Aside from some of the few places where students have access to amazing undergrad faculty (and that varies withing schools by departments) school is ultimately what you put into it.

I think having a ranking of tiers of schools would make more sense, without ranking the schools within each band/tier.


That's not much different and just as senseless. Unless a kid really doesn't care much about where she goes, there are too many personal preferences to factor in.
Anonymous
Anonymous wrote:
Anonymous wrote:
Anonymous wrote:
Anonymous wrote:
Anonymous wrote:
Anonymous wrote:
Anonymous wrote:
Anonymous wrote:
The most heavily weighted "peer assessment" 20% ha!


So? Colleges know a lot about each other. It’s a whole industry. People work or attend multiple institutions over time, meeting others who have done the same. It’s not unlike people in whatever line of business you might be familiar with knowing more about their competition than the general public. Peer review is integral to academia in general, and this peer assessment category which only USNWR has meaningful data on is a big part of what their rankings have fewer sanity test fails than those from other publications (like WSJ’s having UC Merced and San Jose State over Duke, Northwestern, UChicago, and Johns Hopkins). WSJ, Forbes, and even Niche over-rely on data only a few years out from college to try to do something different. All rankings are flawed, but USNWR is the least flawed, the least volatile, and more influential than all the others combined.

This makes no sense to me.
No, Amherst knows very little about Pomona and Pomona little about Wellesley. It’s not like their offices are in communication with each other. Their professors may have never even heard of the other and attended undergraduate universities.

Many of my professors at Williams hadn’t heard of the school until they put their job application in. These are people with PhDs from Harvard and uchicago


I actually don't believe you. Maybe 30 years ago when there was no internet, but today all professors know of Pomona's rise on USNWR.

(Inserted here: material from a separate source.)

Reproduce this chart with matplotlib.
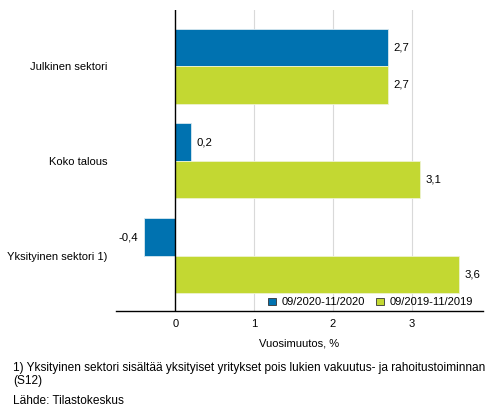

When I applied to college in 1989, Pomona was 4 on USNWR liberal arts college list so it’s not like this is a new thing. I think PP is just ignorant — many of my fellow students from Amherst are professors at USC, Stanford, Hopkins, and GW, as well as at Amherst itself. PhD program are riddled with grads from Amherst, Williams, etc — that’s what these schools do best is send kids to academia or law school. Most of these professors know each other and go to conferences with each other and read/anssign each others books, and many are trying to parlay their job at one school into a job at another school.



Pomona was listed in the top ten in 1989 but wasn't no 4 until 2023.


Pomona was ranked 4 in 1990 and 2021. Between those years, it was ranked 5-8.


A correction to my post: Pomona was also ranked 4 in 2016, 2014, 2013, 2012, and 2004.

Source: https://andyreiter.com/datasets/

Anonymous
Anonymous wrote:
Anonymous wrote:There is absolutely nothing merit-based (academics) in the rankings.

https://www.usnews.com/education/best-colleges/articles/how-us-news-calculated-the-rankings

For schools that require scores there was a 5% weight factor--and for those w/out scores 0%.

That was it. 95% was just pure Bullsh*t

The most heavily weighted "peer assessment" 20% ha!

Student-faculty ratio (prob one of the most important factors for undergrads)...a mere 3%

nothing on gpa/selectivity, etc.




The list became a joke over the years.


It's consistently accurate. Whether some people like it or not, it's the gold standard.